= Problem details =
Reproduce every line of the material below, but drop the pictures.

──────── Data provided ────────

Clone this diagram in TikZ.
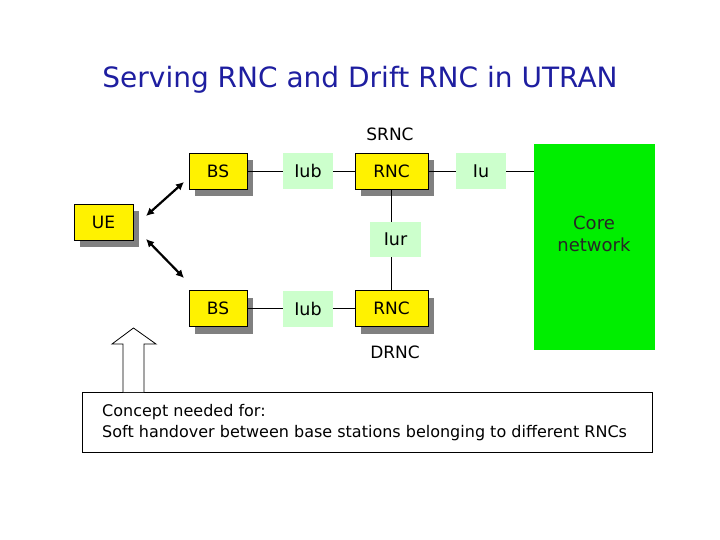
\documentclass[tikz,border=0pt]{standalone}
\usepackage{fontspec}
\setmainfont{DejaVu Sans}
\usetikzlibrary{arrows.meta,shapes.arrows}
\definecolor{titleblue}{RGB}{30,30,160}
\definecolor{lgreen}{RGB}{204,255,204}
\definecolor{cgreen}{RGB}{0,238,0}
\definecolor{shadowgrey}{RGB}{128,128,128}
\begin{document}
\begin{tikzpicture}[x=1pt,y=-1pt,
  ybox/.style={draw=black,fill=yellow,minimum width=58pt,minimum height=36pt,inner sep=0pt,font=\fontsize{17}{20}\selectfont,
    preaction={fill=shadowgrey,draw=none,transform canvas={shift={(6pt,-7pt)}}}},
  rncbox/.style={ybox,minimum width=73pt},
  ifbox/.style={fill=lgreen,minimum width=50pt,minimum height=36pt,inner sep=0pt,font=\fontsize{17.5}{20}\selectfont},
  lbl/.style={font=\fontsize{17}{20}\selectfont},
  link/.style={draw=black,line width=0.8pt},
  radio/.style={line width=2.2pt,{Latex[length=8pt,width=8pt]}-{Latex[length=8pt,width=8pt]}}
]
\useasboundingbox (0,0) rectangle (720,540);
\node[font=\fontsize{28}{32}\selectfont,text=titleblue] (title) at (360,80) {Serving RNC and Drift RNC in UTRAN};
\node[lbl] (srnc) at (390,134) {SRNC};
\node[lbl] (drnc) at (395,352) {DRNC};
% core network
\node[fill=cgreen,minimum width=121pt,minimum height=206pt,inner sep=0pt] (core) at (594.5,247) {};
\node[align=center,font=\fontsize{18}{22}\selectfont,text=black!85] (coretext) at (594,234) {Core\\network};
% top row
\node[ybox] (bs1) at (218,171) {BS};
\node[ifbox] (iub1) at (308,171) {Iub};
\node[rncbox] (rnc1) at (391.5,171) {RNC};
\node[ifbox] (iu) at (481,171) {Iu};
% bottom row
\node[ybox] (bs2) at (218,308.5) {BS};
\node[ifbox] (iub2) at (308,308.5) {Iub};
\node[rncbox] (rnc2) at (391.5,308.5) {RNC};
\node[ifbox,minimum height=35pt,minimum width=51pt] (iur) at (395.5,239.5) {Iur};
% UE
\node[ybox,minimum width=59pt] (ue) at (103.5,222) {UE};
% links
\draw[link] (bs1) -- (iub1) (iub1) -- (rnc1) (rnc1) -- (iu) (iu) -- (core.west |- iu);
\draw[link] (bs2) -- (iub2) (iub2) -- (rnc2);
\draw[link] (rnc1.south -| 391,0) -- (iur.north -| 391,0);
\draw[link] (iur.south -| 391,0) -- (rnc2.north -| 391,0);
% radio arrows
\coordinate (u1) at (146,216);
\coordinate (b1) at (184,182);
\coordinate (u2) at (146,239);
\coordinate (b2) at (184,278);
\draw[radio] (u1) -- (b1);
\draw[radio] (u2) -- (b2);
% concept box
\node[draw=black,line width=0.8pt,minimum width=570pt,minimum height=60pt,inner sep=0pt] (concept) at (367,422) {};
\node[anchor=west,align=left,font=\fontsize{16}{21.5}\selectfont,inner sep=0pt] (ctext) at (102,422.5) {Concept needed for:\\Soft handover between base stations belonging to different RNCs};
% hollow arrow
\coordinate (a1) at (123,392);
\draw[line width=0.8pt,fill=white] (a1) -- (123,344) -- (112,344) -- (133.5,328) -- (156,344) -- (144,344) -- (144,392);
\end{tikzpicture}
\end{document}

────────

= Answer for this exercise =
Clone this diagram in TikZ.
\documentclass[tikz,border=0pt]{standalone}
\usepackage{fontspec}
\setmainfont{DejaVu Sans}
\usetikzlibrary{arrows.meta,shapes.arrows}
\definecolor{titleblue}{RGB}{30,30,160}
\definecolor{lgreen}{RGB}{204,255,204}
\definecolor{cgreen}{RGB}{0,238,0}
\definecolor{shadowgrey}{RGB}{128,128,128}
\begin{document}
\begin{tikzpicture}[x=1pt,y=-1pt,
  ybox/.style={draw=black,fill=yellow,minimum width=58pt,minimum height=36pt,inner sep=0pt,font=\fontsize{17}{20}\selectfont,
    preaction={fill=shadowgrey,draw=none,transform canvas={shift={(6pt,-7pt)}}}},
  rncbox/.style={ybox,minimum width=73pt},
  ifbox/.style={fill=lgreen,minimum width=50pt,minimum height=36pt,inner sep=0pt,font=\fontsize{17.5}{20}\selectfont},
  lbl/.style={font=\fontsize{17}{20}\selectfont},
  link/.style={draw=black,line width=0.8pt},
  radio/.style={line width=2.2pt,{Latex[length=8pt,width=8pt]}-{Latex[length=8pt,width=8pt]}}
]
\useasboundingbox (0,0) rectangle (720,540);
\node[font=\fontsize{28}{32}\selectfont,text=titleblue] (title) at (360,80) {Serving RNC and Drift RNC in UTRAN};
\node[lbl] (srnc) at (390,134) {SRNC};
\node[lbl] (drnc) at (395,352) {DRNC};
% core network
\node[fill=cgreen,minimum width=121pt,minimum height=206pt,inner sep=0pt] (core) at (594.5,247) {};
\node[align=center,font=\fontsize{18}{22}\selectfont,text=black!85] (coretext) at (594,234) {Core\\network};
% top row
\node[ybox] (bs1) at (218,171) {BS};
\node[ifbox] (iub1) at (308,171) {Iub};
\node[rncbox] (rnc1) at (391.5,171) {RNC};
\node[ifbox] (iu) at (481,171) {Iu};
% bottom row
\node[ybox] (bs2) at (218,308.5) {BS};
\node[ifbox] (iub2) at (308,308.5) {Iub};
\node[rncbox] (rnc2) at (391.5,308.5) {RNC};
\node[ifbox,minimum height=35pt,minimum width=51pt] (iur) at (395.5,239.5) {Iur};
% UE
\node[ybox,minimum width=59pt] (ue) at (103.5,222) {UE};
% links
\draw[link] (bs1) -- (iub1) (iub1) -- (rnc1) (rnc1) -- (iu) (iu) -- (core.west |- iu);
\draw[link] (bs2) -- (iub2) (iub2) -- (rnc2);
\draw[link] (rnc1.south -| 391,0) -- (iur.north -| 391,0);
\draw[link] (iur.south -| 391,0) -- (rnc2.north -| 391,0);
% radio arrows
\coordinate (u1) at (146,216);
\coordinate (b1) at (184,182);
\coordinate (u2) at (146,239);
\coordinate (b2) at (184,278);
\draw[radio] (u1) -- (b1);
\draw[radio] (u2) -- (b2);
% concept box
\node[draw=black,line width=0.8pt,minimum width=570pt,minimum height=60pt,inner sep=0pt] (concept) at (367,422) {};
\node[anchor=west,align=left,font=\fontsize{16}{21.5}\selectfont,inner sep=0pt] (ctext) at (102,422.5) {Concept needed for:\\Soft handover between base stations belonging to different RNCs};
% hollow arrow
\coordinate (a1) at (123,392);
\draw[line width=0.8pt,fill=white] (a1) -- (123,344) -- (112,344) -- (133.5,328) -- (156,344) -- (144,344) -- (144,392);
\end{tikzpicture}
\end{document}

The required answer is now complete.